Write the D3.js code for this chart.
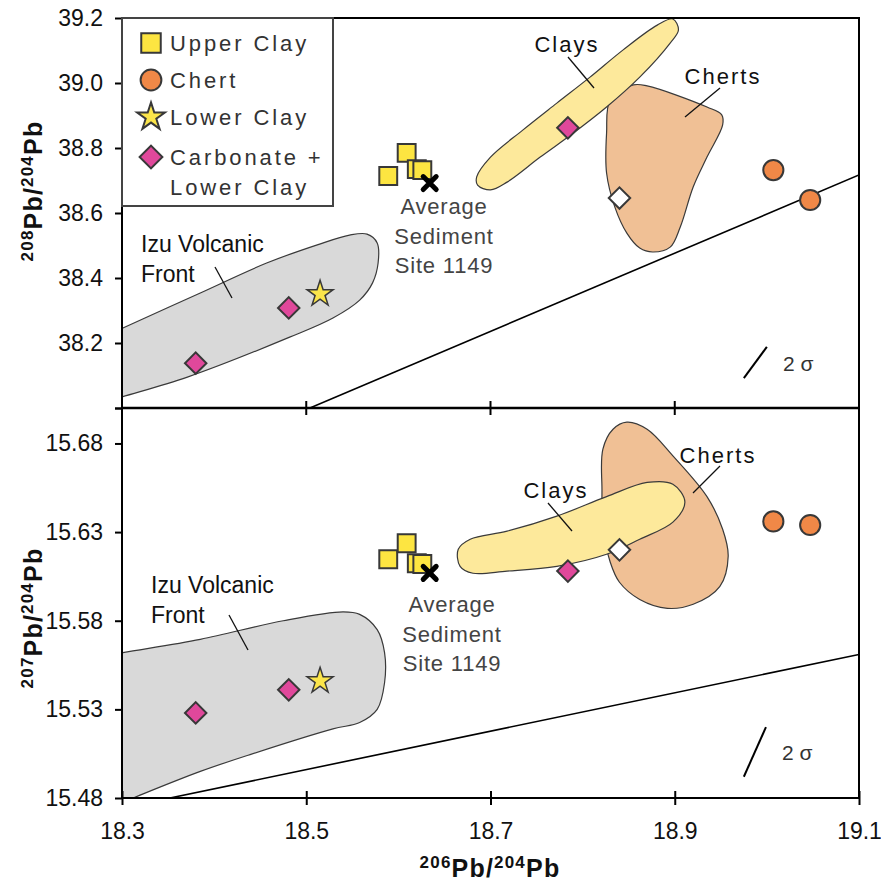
<!DOCTYPE html>
<html>
<head>
<meta charset="utf-8">
<script src="https://cdn.jsdelivr.net/npm/d3@7.9.0/dist/d3.min.js"></script>
<style>
  body { margin: 0; background: #fff; }
  svg { display: block; font-family: "Liberation Sans", Arial, Helvetica, sans-serif; }
</style>
</head>
<body>
<svg id="chart" width="881" height="881"></svg>
<script>
// ---- data ----
const xTicks = [18.3, 18.5, 18.7, 18.9, 19.1];
const y208Ticks = [38.0, 38.2, 38.4, 38.6, 38.8, 39.0, 39.2];
const y207Ticks = [15.48, 15.53, 15.58, 15.63, 15.68, 15.70];

// samples: 206/204, 208/204, 207/204
const upperClayX = [18.589, 18.609, 18.620, 18.626];
const upperClay208 = [38.714, 38.785, 38.735, 38.732];
const upperClay207 = [15.6147, 15.6237, 15.6124, 15.6120];

const chertX = [19.007, 19.047];
const chert208 = [38.732, 38.640];
const chert207 = [15.636, 15.634];

const lowerClayX = [18.515];
const lowerClay208 = [38.351];
const lowerClay207 = [15.546];

const carbX = [18.380, 18.481, 18.784];
const carb208 = [38.138, 38.308, 38.862];
const carb207 = [15.528, 15.541, 15.608];

const openDiamondX = [18.840];
const openDiamond208 = [38.646];
const openDiamond207 = [15.620];

const avgSedX = [18.634];
const avgSed208 = [38.692];
const avgSed207 = [15.607];

// reference lines (end points)
const refLineX208 = [18.504, 19.1];
const refLine208 = [38.0, 38.717];
const refLineX207 = [18.352, 19.1];
const refLine207 = [15.48, 15.561];

// 2 sigma error bars
const sigmaX208 = [18.975, 19.000];
const sigma208 = [38.092, 38.188];
const sigmaX207 = [18.975, 18.999];
const sigma207 = [15.492, 15.520];

// field outlines [206/204, ratio]
const izu208 = [[18.27, 38.206], [18.301, 38.246], [18.385, 38.354], [18.457, 38.446], [18.512, 38.502],
  [18.547, 38.532], [18.566, 38.535], [18.577, 38.508], [18.578, 38.446], [18.572, 38.385],
  [18.558, 38.332], [18.529, 38.277], [18.482, 38.218], [18.371, 38.095], [18.300, 38.034], [18.27, 38.008]];
const clays208 = [[18.685, 38.711], [18.700, 38.772], [18.735, 38.855], [18.772, 38.938], [18.808, 39.018],
  [18.844, 39.102], [18.881, 39.178], [18.898, 39.197], [18.904, 39.163], [18.895, 39.123],
  [18.862, 39.018], [18.826, 38.926], [18.790, 38.846], [18.754, 38.772], [18.718, 38.695],
  [18.700, 38.671], [18.686, 38.686]];
const cherts208 = [[18.830, 38.948], [18.855, 38.994], [18.870, 38.991], [18.935, 38.926], [18.951, 38.902],
  [18.952, 38.871], [18.935, 38.772], [18.920, 38.680], [18.906, 38.557], [18.895, 38.495],
  [18.876, 38.480], [18.862, 38.492], [18.848, 38.538], [18.835, 38.618], [18.826, 38.723], [18.826, 38.846]];

const izu207 = [[18.27, 15.559], [18.301, 15.562], [18.385, 15.5695], [18.475, 15.580], [18.540, 15.585],
  [18.558, 15.5836], [18.577, 15.575], [18.585, 15.562], [18.585, 15.545], [18.577, 15.530],
  [18.558, 15.5226], [18.529, 15.519], [18.439, 15.5045], [18.385, 15.495], [18.312, 15.480], [18.27, 15.471]];
const clays207 = [[18.665, 15.6203], [18.678, 15.626], [18.718, 15.6305], [18.772, 15.639], [18.826, 15.650],
  [18.870, 15.658], [18.898, 15.657], [18.911, 15.647], [18.898, 15.6356], [18.862, 15.626],
  [18.826, 15.6175], [18.772, 15.6107], [18.718, 15.608], [18.681, 15.6068], [18.667, 15.6107]];
const cherts207 = [[18.822, 15.6768], [18.833, 15.688], [18.848, 15.692], [18.870, 15.688], [18.898, 15.673],
  [18.935, 15.650], [18.952, 15.6316], [18.958, 15.6164], [18.949, 15.5994], [18.920, 15.5893],
  [18.892, 15.587], [18.862, 15.592], [18.840, 15.6017], [18.830, 15.613], [18.822, 15.633], [18.821, 15.654]];

// ---- layout ----
const left = 122, right = 859;
const svg = d3.select('#chart');
const x = d3.scaleLinear().domain([18.3, 19.1]).range([left, right]);
const yTop = d3.scaleLinear().domain([38.0, 39.2]).range([408, 18]);
const yBot = d3.scaleLinear().domain([15.48, 15.70]).range([798, 408]);

const colors = {
  izu: '#d9d9d9', clays: '#fde99b', cherts: '#f0c095',
  square: '#fde541', circle: '#f08847', star: '#fbe54a', diamond: '#e0489b', outline: '#383838'
};

const defs = svg.append('defs');
function clip(id, y) {
  defs.append('clipPath').attr('id', id).append('rect')
    .attr('x', left).attr('y', y.range()[1]).attr('width', right - left).attr('height', y.range()[0] - y.range()[1]);
}
clip('clipTop', yTop);
clip('clipBot', yBot);

const blob = d3.line().curve(d3.curveCatmullRomClosed.alpha(0.5));

function drawPanel(y, clipId, d) {
  const g = svg.append('g').attr('clip-path', `url(#${clipId})`);
  const line = blob.x((p) => x(p[0])).y((p) => y(p[1]));

  // fields
  const fields = [[d.izu, colors.izu], [d.cherts, colors.cherts], [d.clays, colors.clays]];
  fields.forEach(([pts, c]) => {
    g.append('path').attr('d', line(pts)).attr('fill', c)
      .attr('stroke', '#3a3a3a').attr('stroke-width', 1.2);
  });

  // reference line
  g.append('line')
    .attr('x1', x(d.refX[0])).attr('y1', y(d.refY[0]))
    .attr('x2', x(d.refX[1])).attr('y2', y(d.refY[1]))
    .attr('stroke', '#000').attr('stroke-width', 1.6);

  // 2 sigma
  g.append('line')
    .attr('x1', x(d.sigX[0])).attr('y1', y(d.sigY[0]))
    .attr('x2', x(d.sigX[1])).attr('y2', y(d.sigY[1]))
    .attr('stroke', '#000').attr('stroke-width', 2);
  svg.append('text').attr('x', x(d.sigX[1]) + 16).attr('y', (y(d.sigY[0]) + y(d.sigY[1])) / 2 + 8)
    .attr('font-size', 21).attr('fill', '#333').text('2 σ');

  // labels with leader lines
  d.labels.forEach((l) => {
    const t = svg.append('text').attr('font-size', l.size || 22).attr('fill', '#111')
      .attr('letter-spacing', l.ls || 0).attr('text-anchor', l.anchor || 'start');
    l.lines.forEach((s, i) => {
      t.append('tspan').attr('x', l.x).attr('y', l.y + i * 30).text(s);
    });
    svg.append('line').attr('x1', l.lead[0]).attr('y1', l.lead[1]).attr('x2', l.lead[2]).attr('y2', l.lead[3])
      .attr('stroke', '#111').attr('stroke-width', 1.3);
  });

  // average sediment label
  const av = svg.append('text').attr('font-size', 22).attr('fill', '#444').attr('text-anchor', 'middle')
    .attr('letter-spacing', 0.8);
  ['Average', 'Sediment', 'Site 1149'].forEach((s, i) => {
    av.append('tspan').attr('x', d.avgLabel[0]).attr('y', d.avgLabel[1] + i * 29.5).text(s);
  });

  // markers
  const mk = svg.append('g');
  const sq = d3.symbol().type(d3.symbolSquare).size(320)();
  const dia = d3.symbol().type(d3.symbolSquare).size(230)();
  const circ = d3.symbol().type(d3.symbolCircle).size(320)();
  const star = d3.symbol().type(d3.symbolStar).size(210)();

  d.upX.forEach((v, i) => mk.append('path').attr('d', sq)
    .attr('transform', `translate(${x(v)},${y(d.upY[i])})`)
    .attr('fill', colors.square).attr('stroke', colors.outline).attr('stroke-width', 2));
  d.chX.forEach((v, i) => mk.append('path').attr('d', circ)
    .attr('transform', `translate(${x(v)},${y(d.chY[i])})`)
    .attr('fill', colors.circle).attr('stroke', colors.outline).attr('stroke-width', 2));
  d.lcX.forEach((v, i) => mk.append('path').attr('d', star)
    .attr('transform', `translate(${x(v)},${y(d.lcY[i])})`)
    .attr('fill', colors.star).attr('stroke', colors.outline).attr('stroke-width', 1.5));
  d.cbX.forEach((v, i) => mk.append('path').attr('d', dia)
    .attr('transform', `translate(${x(v)},${y(d.cbY[i])}) rotate(45)`)
    .attr('fill', colors.diamond).attr('stroke', colors.outline).attr('stroke-width', 2));
  d.odX.forEach((v, i) => mk.append('path').attr('d', dia)
    .attr('transform', `translate(${x(v)},${y(d.odY[i])}) rotate(45)`)
    .attr('fill', '#fff').attr('stroke', colors.outline).attr('stroke-width', 2));
  d.avX.forEach((v, i) => {
    const cx = x(v), cy = y(d.avY[i]), r = 6.5;
    mk.append('path').attr('d', `M${cx - r},${cy - r}L${cx + r},${cy + r}M${cx - r},${cy + r}L${cx + r},${cy - r}`)
      .attr('stroke', '#000').attr('stroke-width', 5).attr('stroke-linecap', 'round');
  });
}

drawPanel(yTop, 'clipTop', {
  izu: izu208, clays: clays208, cherts: cherts208,
  refX: refLineX208, refY: refLine208, sigX: sigmaX208, sigY: sigma208,
  upX: upperClayX, upY: upperClay208, chX: chertX, chY: chert208,
  lcX: lowerClayX, lcY: lowerClay208, cbX: carbX, cbY: carb208,
  odX: openDiamondX, odY: openDiamond208, avX: avgSedX, avY: avgSed208,
  avgLabel: [444, 214],
  labels: [
    { lines: ['Izu Volcanic', 'Front'], x: 141, y: 252, size: 23, lead: [215, 267, 232, 298] },
    { lines: ['Clays'], x: 567, y: 52, anchor: 'middle', ls: 2, lead: [568, 57, 594, 88] },
    { lines: ['Cherts'], x: 723, y: 84, anchor: 'middle', ls: 2, lead: [720, 88, 685, 117] }
  ]
});

drawPanel(yBot, 'clipBot', {
  izu: izu207, clays: clays207, cherts: cherts207,
  refX: refLineX207, refY: refLine207, sigX: sigmaX207, sigY: sigma207,
  upX: upperClayX, upY: upperClay207, chX: chertX, chY: chert207,
  lcX: lowerClayX, lcY: lowerClay207, cbX: carbX, cbY: carb207,
  odX: openDiamondX, odY: openDiamond207, avX: avgSedX, avY: avgSed207,
  avgLabel: [452, 612],
  labels: [
    { lines: ['Izu Volcanic', 'Front'], x: 151, y: 593, size: 23, lead: [229, 615, 248, 650] },
    { lines: ['Clays'], x: 556, y: 498, anchor: 'middle', ls: 2, lead: [548, 503, 572, 531] },
    { lines: ['Cherts'], x: 718, y: 463, anchor: 'middle', ls: 2, lead: [720, 466, 693, 493] }
  ]
});

// ---- axes ----
const axTop = svg.append('g').attr('transform', `translate(${left},0)`)
  .call(d3.axisLeft(yTop).tickValues(y208Ticks).tickSize(7).tickPadding(12)
    .tickFormat((v) => (v === 38.0 ? '' : d3.format('.1f')(v))));
const axBot = svg.append('g').attr('transform', `translate(${left},0)`)
  .call(d3.axisLeft(yBot).tickValues(y207Ticks).tickSize(7).tickPadding(12)
    .tickFormat((v) => (v === 15.70 ? '' : d3.format('.2f')(v))));
const axX = svg.append('g').attr('transform', 'translate(0,798)')
  .call(d3.axisBottom(x).tickValues(xTicks).tickSize(7).tickPadding(18).tickFormat(d3.format('.1f')));
axX.selectAll('.tick line').attr('y1', -7);
[axTop, axBot, axX].forEach((a) => {
  a.select('.domain').remove();
  a.selectAll('.tick line').attr('stroke', '#000').attr('stroke-width', 2);
  a.selectAll('.tick text').attr('font-size', 23).attr('fill', '#111')
    .attr('font-family', '"Liberation Sans", Arial, sans-serif');
});

// middle axis ticks crossing the shared border
svg.append('g').selectAll('line').data(xTicks.slice(1, -1)).join('line')
  .attr('x1', (d) => x(d)).attr('x2', (d) => x(d)).attr('y1', 401).attr('y2', 415)
  .attr('stroke', '#000').attr('stroke-width', 2);

// frames
svg.append('rect').attr('x', left).attr('y', 18).attr('width', right - left).attr('height', 780)
  .attr('fill', 'none').attr('stroke', '#000').attr('stroke-width', 2);
svg.append('line').attr('x1', left).attr('x2', right).attr('y1', 408).attr('y2', 408)
  .attr('stroke', '#000').attr('stroke-width', 2.5);

// ---- legend ----
const lg = svg.append('g');
lg.append('rect').attr('x', 122).attr('y', 18).attr('width', 211).attr('height', 188)
  .attr('fill', '#fff').attr('stroke', '#444').attr('stroke-width', 2);
const legendItems = [
  { label: ['Upper Clay'], type: d3.symbolSquare, size: 380, fill: colors.square, rot: 0, cy: 43 },
  { label: ['Chert'], type: d3.symbolCircle, size: 340, fill: colors.circle, rot: 0, cy: 80 },
  { label: ['Lower Clay'], type: d3.symbolStar, size: 240, fill: colors.star, rot: 0, cy: 117 },
  { label: ['Carbonate +', 'Lower Clay'], type: d3.symbolSquare, size: 260, fill: colors.diamond, rot: 45, cy: 157 }
];
legendItems.forEach((it) => {
  lg.append('path').attr('d', d3.symbol().type(it.type).size(it.size)())
    .attr('transform', `translate(151,${it.cy}) rotate(${it.rot})`)
    .attr('fill', it.fill).attr('stroke', colors.outline).attr('stroke-width', 2);
  const t = lg.append('text').attr('font-size', 22).attr('fill', '#333').attr('letter-spacing', 2.9);
  it.label.forEach((s, i) => t.append('tspan').attr('x', 170).attr('y', it.cy + 8 + i * 30).text(s));
});

// ---- axis titles ----
function title(g, pre1, pre2) {
  g.attr('letter-spacing', 1.2);
  g.append('tspan').attr('font-size', 17).attr('dy', -9).text(pre1);
  g.append('tspan').attr('font-size', 25).attr('dy', 9).text('Pb/');
  g.append('tspan').attr('font-size', 17).attr('dy', -9).text(pre2);
  g.append('tspan').attr('font-size', 25).attr('dy', 9).text('Pb');
}
const tx = svg.append('text').attr('x', 490).attr('y', 877).attr('text-anchor', 'middle')
  .attr('font-weight', 'bold').attr('fill', '#111');
title(tx, '206', '204');
const ty1 = svg.append('text').attr('transform', 'translate(42,191) rotate(-90)').attr('text-anchor', 'middle')
  .attr('font-weight', 'bold').attr('fill', '#111');
title(ty1, '208', '204');
const ty2 = svg.append('text').attr('transform', 'translate(42,618) rotate(-90)').attr('text-anchor', 'middle')
  .attr('font-weight', 'bold').attr('fill', '#111');
title(ty2, '207', '204');
</script>
</body>
</html>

*What is being asked*: Within the listing above, copy each line that has the string "chart".

*Complete answer*:
Write the D3.js code for this chart.
<svg id="chart" width="881" height="881"></svg>
const svg = d3.select('#chart');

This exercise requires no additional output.